Harsh Brahmbhatt (born 1954) is a Gujarati language poet and writer from Gujarat, India. He has also made significant contributions to the Urdu ghazal form. He is a recipient of several awards, including the Shayda Award, Kalapi Award, Kumar Suvarna Chandrak and Dhanji Kanji Gandhi Suvarna Chandrak.

== Early life ==
Brahmbhatt was born on 31 July 1954 in Mahesana, Gujarat, to Vadilal and Sushila Brahmbhatt. He completed his Bachelor of Science in 1975 and Master of Science in 1977 from the Gujarat University, Ahmedabad, with Physics as one of his subjects.

== Career ==
He served as an additional secretary of Gujarat government and then as an additional secretary of the Chief Minister of Gujarat. He retired in July 2014. Presently, he serves as an advisor in Reliance Industries Ltd.

== Works ==
Ekalta Ni Bheedman (2012), his first anthology of ghazal, was published in 1992, followed by Andar Diwadandi (2002), Maun Ni Mahefil (2009), Jivavano Riaz (2010), Khud Ne Ya Kyan Malyo Chu? (2012), Jhakal Ne Tadka Ni Vachche and Aabh Doryu To Surya Ugyo'to. His collection of Urdu ghazals includes Kandil (1998), Sargoshi (2004), Mera Apna Aasman (2011), Khamoshi Hain Ibadat (2013) and Manzilo Ko Hatake Chalte Hain. Kodiyaman Petavi Raat (2015) is his collection of short poetry and free verse.

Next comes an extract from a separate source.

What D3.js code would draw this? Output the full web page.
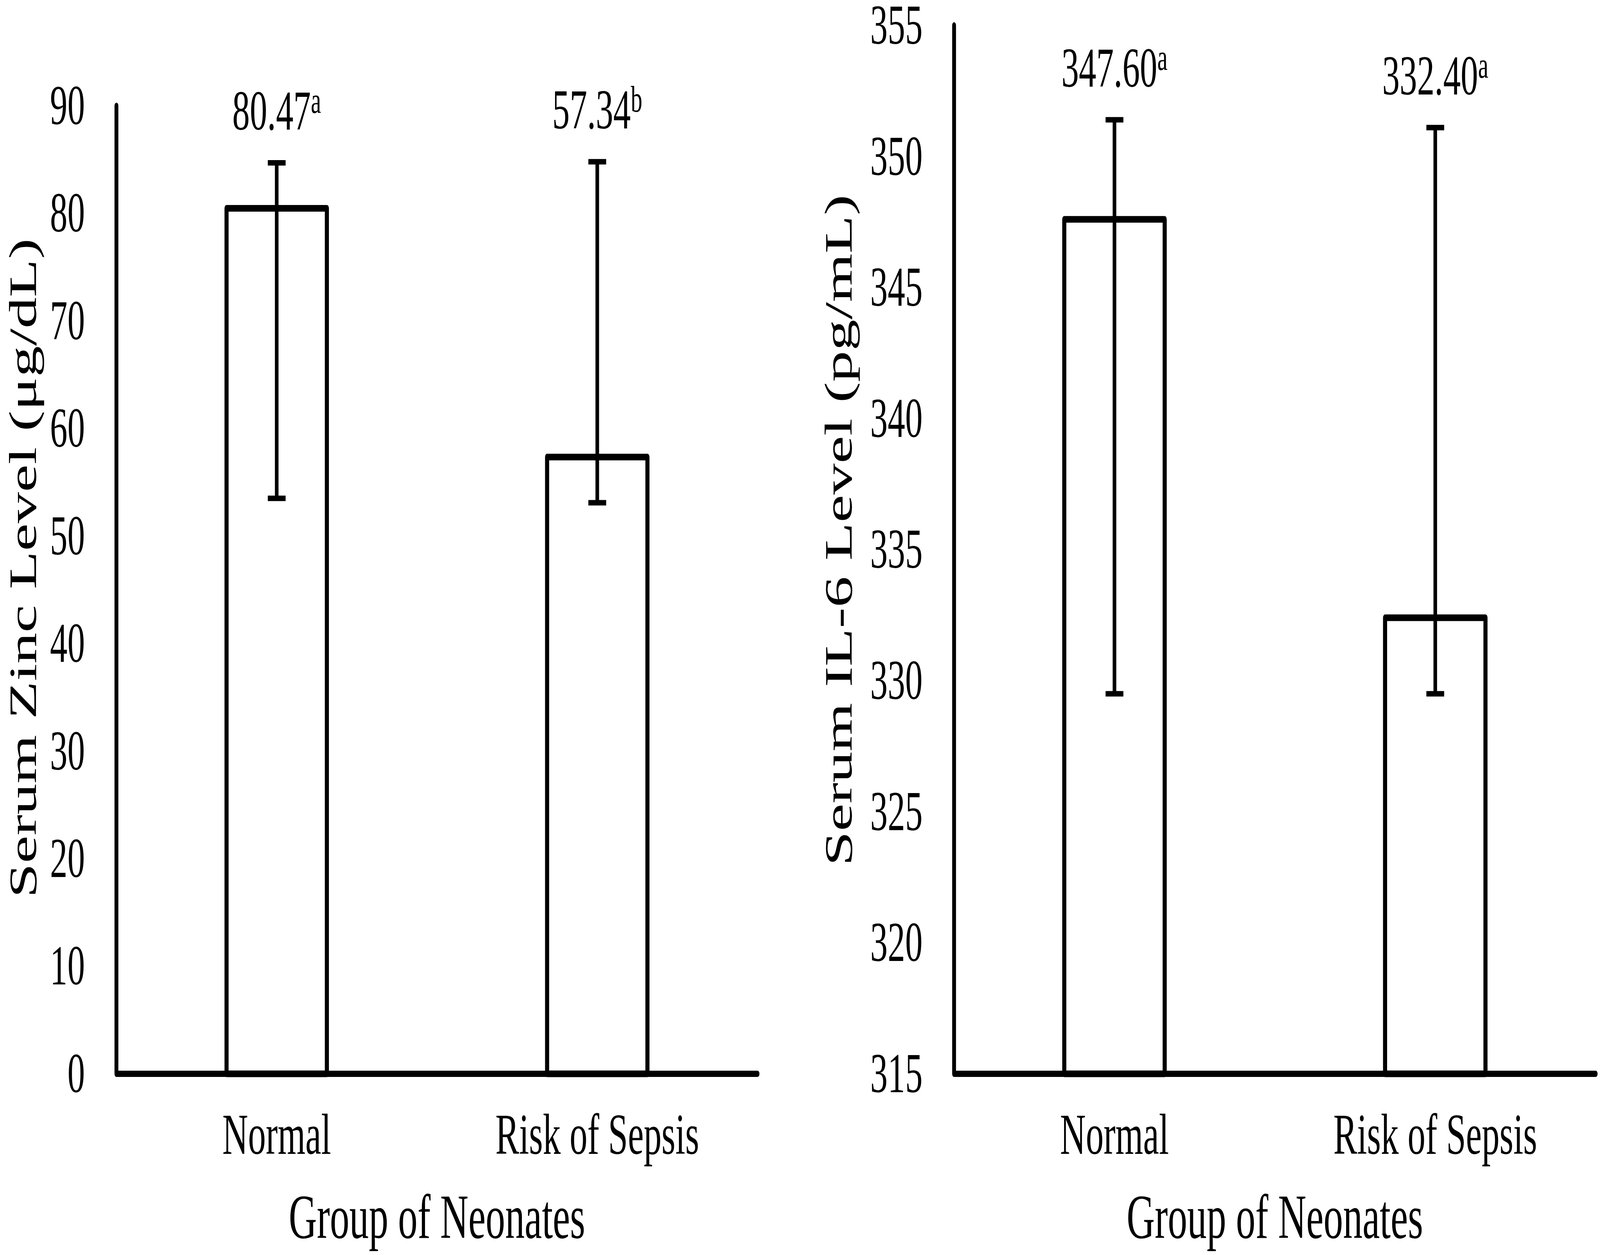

Some of his Urdu ghazals have been sung by Ustad Rashid Khan, Ustad Ahmed and Mohammed Hussain, Hariharan, Sonu Nigam, Kavita Krishnamurthy, Arijit Singh, Javed Ali, Anup Jalota, Bhupinder Singh, Mitali Mukherjee and the Shyamal-Saumil Munshi brothers. His Gujarati ghazals have had been sung with musical accompaniment composed by the singers Purushottam Upadhyay, Parthiv Gohil, Sadhana Sargam, Ashit and Hema Desai, Aalap Desai, the Shyamal-Saumil Munshi brothers, Naynesh Jani and Bhupinder Singh.

He has edited several books, including Vismi Sadini Gujarati Kavya Mudra (with Chandrakant Sheth, Yogesh Joshi and Urmila Thaker), Best of Miskin (2013; selected ghazals of Rajesh Vyas 'Miskin', Shabda Sathe Maro Sambandh (2013; with Anil Chavda), Yogesh Joshini Shreshtha Vartao (2008; with Urmila Thakar; selected short stories of Yogesh Joshi), Maru Satya (2006; with Ankit Trivedi), Prem Vishe (with Anil Chavda) and Sahityama Dariyo (with Praful Raval and Rajendra Patel.

== Recognition ==
He received the Shayda Award (2010) and the Kalapi Award (2012) for his contribution and development of Gujarati ghazal. Gujarati Sahitya Parishad conferred on him the Dilip Mehta Award (2008-2009) for his work Maun Ni Mahefil and Uma-Snehrashmi Prize (2012-2013) for his work Jhakal Ne Tadkani Vachche. His book Javavano Riaz also earned an award in 2009, given by Ghazal Sabha, a Vadodara based institution. He is also a recipient of the Kumar Suvarna Chandrak (2015) and Dhanji Kanji Gandhi Suvarna Chandrak (2015) and Harindra Dave Smriti Paritoshik (2015), presented by Harindra Dave Memorial Trust.

In 2016, he was nominated for Urdu Sahitya Gaurav Puraskar for his book Mera Apna Aasman by Gujarat Sahitya Akademi but he refused to accept the award in protest against lack of autonomy in the Akademi. He said that it was being given by a 'non-autonomous' body.